[start]

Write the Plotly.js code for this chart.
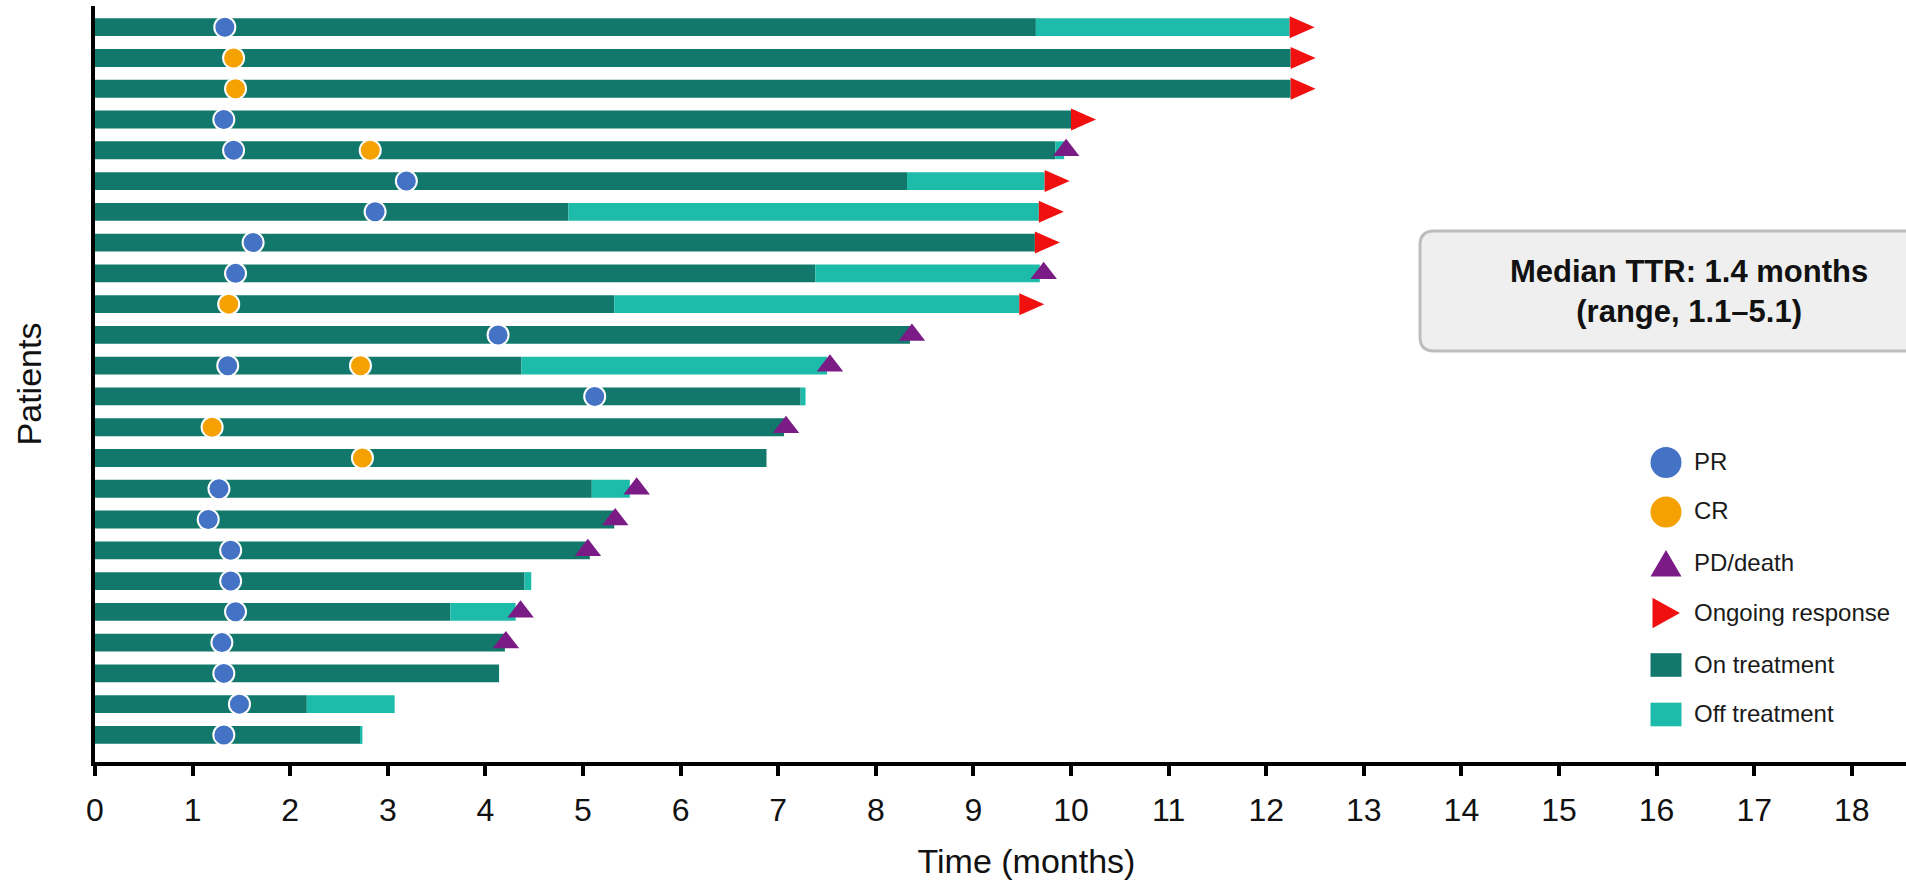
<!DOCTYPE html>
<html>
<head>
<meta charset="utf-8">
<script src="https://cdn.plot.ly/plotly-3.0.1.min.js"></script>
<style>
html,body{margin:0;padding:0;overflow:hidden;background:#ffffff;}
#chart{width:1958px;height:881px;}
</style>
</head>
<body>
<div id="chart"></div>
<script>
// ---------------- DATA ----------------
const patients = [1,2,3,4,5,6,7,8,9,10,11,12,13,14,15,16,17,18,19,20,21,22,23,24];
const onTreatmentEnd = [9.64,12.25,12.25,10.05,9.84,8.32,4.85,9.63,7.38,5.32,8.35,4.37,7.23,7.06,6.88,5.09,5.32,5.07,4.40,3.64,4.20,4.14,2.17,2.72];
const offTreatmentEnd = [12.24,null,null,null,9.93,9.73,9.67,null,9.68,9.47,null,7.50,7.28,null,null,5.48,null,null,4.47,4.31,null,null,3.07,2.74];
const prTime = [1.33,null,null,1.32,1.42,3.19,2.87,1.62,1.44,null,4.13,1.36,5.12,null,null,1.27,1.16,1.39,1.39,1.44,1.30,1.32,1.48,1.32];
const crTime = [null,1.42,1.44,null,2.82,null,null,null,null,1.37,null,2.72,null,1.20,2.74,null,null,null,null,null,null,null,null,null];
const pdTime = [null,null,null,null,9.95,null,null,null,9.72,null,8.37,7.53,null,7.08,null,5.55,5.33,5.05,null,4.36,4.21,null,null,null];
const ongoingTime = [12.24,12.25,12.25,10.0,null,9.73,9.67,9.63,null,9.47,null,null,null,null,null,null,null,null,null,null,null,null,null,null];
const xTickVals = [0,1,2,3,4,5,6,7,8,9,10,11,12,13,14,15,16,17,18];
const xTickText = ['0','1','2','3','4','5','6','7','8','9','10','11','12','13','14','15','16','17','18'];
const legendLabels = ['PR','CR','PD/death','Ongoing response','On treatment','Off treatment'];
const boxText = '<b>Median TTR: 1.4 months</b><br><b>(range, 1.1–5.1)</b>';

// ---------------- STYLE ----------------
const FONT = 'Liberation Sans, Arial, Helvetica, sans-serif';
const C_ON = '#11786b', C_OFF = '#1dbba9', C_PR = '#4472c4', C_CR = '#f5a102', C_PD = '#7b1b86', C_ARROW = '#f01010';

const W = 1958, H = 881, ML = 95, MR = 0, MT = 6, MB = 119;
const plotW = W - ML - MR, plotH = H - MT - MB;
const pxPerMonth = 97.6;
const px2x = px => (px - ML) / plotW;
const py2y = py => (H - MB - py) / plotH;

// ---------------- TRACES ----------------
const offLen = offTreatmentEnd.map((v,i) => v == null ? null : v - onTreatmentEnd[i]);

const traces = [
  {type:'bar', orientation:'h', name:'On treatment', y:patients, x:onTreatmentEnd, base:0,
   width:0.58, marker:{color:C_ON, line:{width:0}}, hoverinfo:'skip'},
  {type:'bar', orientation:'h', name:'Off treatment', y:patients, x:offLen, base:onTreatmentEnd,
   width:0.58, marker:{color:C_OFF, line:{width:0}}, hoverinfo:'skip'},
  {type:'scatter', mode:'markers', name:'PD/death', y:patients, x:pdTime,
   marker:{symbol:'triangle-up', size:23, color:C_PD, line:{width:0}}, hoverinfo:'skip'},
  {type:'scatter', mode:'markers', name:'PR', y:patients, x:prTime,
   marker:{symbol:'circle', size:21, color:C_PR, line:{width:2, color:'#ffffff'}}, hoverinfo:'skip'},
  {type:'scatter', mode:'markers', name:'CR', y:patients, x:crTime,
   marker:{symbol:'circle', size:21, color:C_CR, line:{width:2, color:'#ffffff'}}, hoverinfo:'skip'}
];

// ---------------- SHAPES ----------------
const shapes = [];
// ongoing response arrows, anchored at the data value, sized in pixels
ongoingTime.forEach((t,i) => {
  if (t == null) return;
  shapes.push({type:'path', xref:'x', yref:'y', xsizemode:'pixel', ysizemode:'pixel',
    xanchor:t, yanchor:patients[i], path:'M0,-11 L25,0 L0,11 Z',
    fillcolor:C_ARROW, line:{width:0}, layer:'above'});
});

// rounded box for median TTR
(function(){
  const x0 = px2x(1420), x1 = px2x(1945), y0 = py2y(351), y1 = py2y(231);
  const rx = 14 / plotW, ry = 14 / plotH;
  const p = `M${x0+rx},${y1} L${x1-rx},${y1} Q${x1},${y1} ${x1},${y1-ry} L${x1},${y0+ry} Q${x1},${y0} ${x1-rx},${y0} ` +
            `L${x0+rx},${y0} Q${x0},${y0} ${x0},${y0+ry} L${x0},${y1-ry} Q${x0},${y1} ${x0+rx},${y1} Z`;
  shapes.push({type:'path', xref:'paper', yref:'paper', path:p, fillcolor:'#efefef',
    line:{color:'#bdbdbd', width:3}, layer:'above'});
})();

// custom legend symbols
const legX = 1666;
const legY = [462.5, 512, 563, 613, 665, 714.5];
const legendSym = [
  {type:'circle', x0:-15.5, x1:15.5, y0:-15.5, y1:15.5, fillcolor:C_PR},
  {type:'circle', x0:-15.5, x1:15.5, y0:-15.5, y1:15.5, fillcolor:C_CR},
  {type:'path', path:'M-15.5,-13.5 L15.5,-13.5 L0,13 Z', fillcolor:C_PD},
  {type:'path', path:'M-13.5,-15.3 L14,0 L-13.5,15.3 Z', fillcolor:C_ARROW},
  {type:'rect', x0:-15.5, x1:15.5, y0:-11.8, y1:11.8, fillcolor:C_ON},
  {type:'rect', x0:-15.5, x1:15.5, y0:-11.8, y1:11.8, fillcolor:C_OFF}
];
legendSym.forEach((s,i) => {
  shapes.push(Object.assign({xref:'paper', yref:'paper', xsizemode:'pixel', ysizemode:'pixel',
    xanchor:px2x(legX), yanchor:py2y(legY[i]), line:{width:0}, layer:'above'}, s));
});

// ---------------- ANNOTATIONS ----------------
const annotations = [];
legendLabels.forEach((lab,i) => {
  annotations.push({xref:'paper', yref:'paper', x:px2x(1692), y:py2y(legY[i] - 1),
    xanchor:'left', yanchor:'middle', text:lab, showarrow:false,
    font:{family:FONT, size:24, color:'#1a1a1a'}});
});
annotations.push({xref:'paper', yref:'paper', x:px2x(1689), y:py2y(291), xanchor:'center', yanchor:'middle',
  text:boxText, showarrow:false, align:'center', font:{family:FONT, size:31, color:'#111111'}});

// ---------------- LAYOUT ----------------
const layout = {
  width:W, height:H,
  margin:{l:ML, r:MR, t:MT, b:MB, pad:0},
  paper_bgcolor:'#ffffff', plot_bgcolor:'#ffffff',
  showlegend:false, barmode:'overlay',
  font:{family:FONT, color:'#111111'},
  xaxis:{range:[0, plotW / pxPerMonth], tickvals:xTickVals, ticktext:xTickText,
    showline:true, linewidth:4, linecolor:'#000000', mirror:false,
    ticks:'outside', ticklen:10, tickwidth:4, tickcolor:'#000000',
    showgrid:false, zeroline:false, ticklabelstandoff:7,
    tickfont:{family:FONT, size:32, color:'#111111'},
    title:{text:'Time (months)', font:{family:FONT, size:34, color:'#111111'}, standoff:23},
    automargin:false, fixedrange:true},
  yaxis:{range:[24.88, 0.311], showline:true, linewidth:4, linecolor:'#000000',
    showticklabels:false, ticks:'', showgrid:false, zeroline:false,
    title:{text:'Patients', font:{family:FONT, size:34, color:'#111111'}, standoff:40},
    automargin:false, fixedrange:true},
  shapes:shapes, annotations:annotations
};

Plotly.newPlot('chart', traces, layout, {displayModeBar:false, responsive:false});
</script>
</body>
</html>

[end]

_What is needed_
Write out, word for word, the lines from the start of the data through the one holding "const py2y = py => (H - MB - py) / plotH;". Omit pictures.

_Reply_
Write the Plotly.js code for this chart.
<!DOCTYPE html>
<html>
<head>
<meta charset="utf-8">
<script src="https://cdn.plot.ly/plotly-3.0.1.min.js"></script>
<style>
html,body{margin:0;padding:0;overflow:hidden;background:#ffffff;}
#chart{width:1958px;height:881px;}
</style>
</head>
<body>
<div id="chart"></div>
<script>
// ---------------- DATA ----------------
const patients = [1,2,3,4,5,6,7,8,9,10,11,12,13,14,15,16,17,18,19,20,21,22,23,24];
const onTreatmentEnd = [9.64,12.25,12.25,10.05,9.84,8.32,4.85,9.63,7.38,5.32,8.35,4.37,7.23,7.06,6.88,5.09,5.32,5.07,4.40,3.64,4.20,4.14,2.17,2.72];
const offTreatmentEnd = [12.24,null,null,null,9.93,9.73,9.67,null,9.68,9.47,null,7.50,7.28,null,null,5.48,null,null,4.47,4.31,null,null,3.07,2.74];
const prTime = [1.33,null,null,1.32,1.42,3.19,2.87,1.62,1.44,null,4.13,1.36,5.12,null,null,1.27,1.16,1.39,1.39,1.44,1.30,1.32,1.48,1.32];
const crTime = [null,1.42,1.44,null,2.82,null,null,null,null,1.37,null,2.72,null,1.20,2.74,null,null,null,null,null,null,null,null,null];
const pdTime = [null,null,null,null,9.95,null,null,null,9.72,null,8.37,7.53,null,7.08,null,5.55,5.33,5.05,null,4.36,4.21,null,null,null];
const ongoingTime = [12.24,12.25,12.25,10.0,null,9.73,9.67,9.63,null,9.47,null,null,null,null,null,null,null,null,null,null,null,null,null,null];
const xTickVals = [0,1,2,3,4,5,6,7,8,9,10,11,12,13,14,15,16,17,18];
const xTickText = ['0','1','2','3','4','5','6','7','8','9','10','11','12','13','14','15','16','17','18'];
const legendLabels = ['PR','CR','PD/death','Ongoing response','On treatment','Off treatment'];
const boxText = '<b>Median TTR: 1.4 months</b><br><b>(range, 1.1–5.1)</b>';

// ---------------- STYLE ----------------
const FONT = 'Liberation Sans, Arial, Helvetica, sans-serif';
const C_ON = '#11786b', C_OFF = '#1dbba9', C_PR = '#4472c4', C_CR = '#f5a102', C_PD = '#7b1b86', C_ARROW = '#f01010';

const W = 1958, H = 881, ML = 95, MR = 0, MT = 6, MB = 119;
const plotW = W - ML - MR, plotH = H - MT - MB;
const pxPerMonth = 97.6;
const px2x = px => (px - ML) / plotW;
const py2y = py => (H - MB - py) / plotH;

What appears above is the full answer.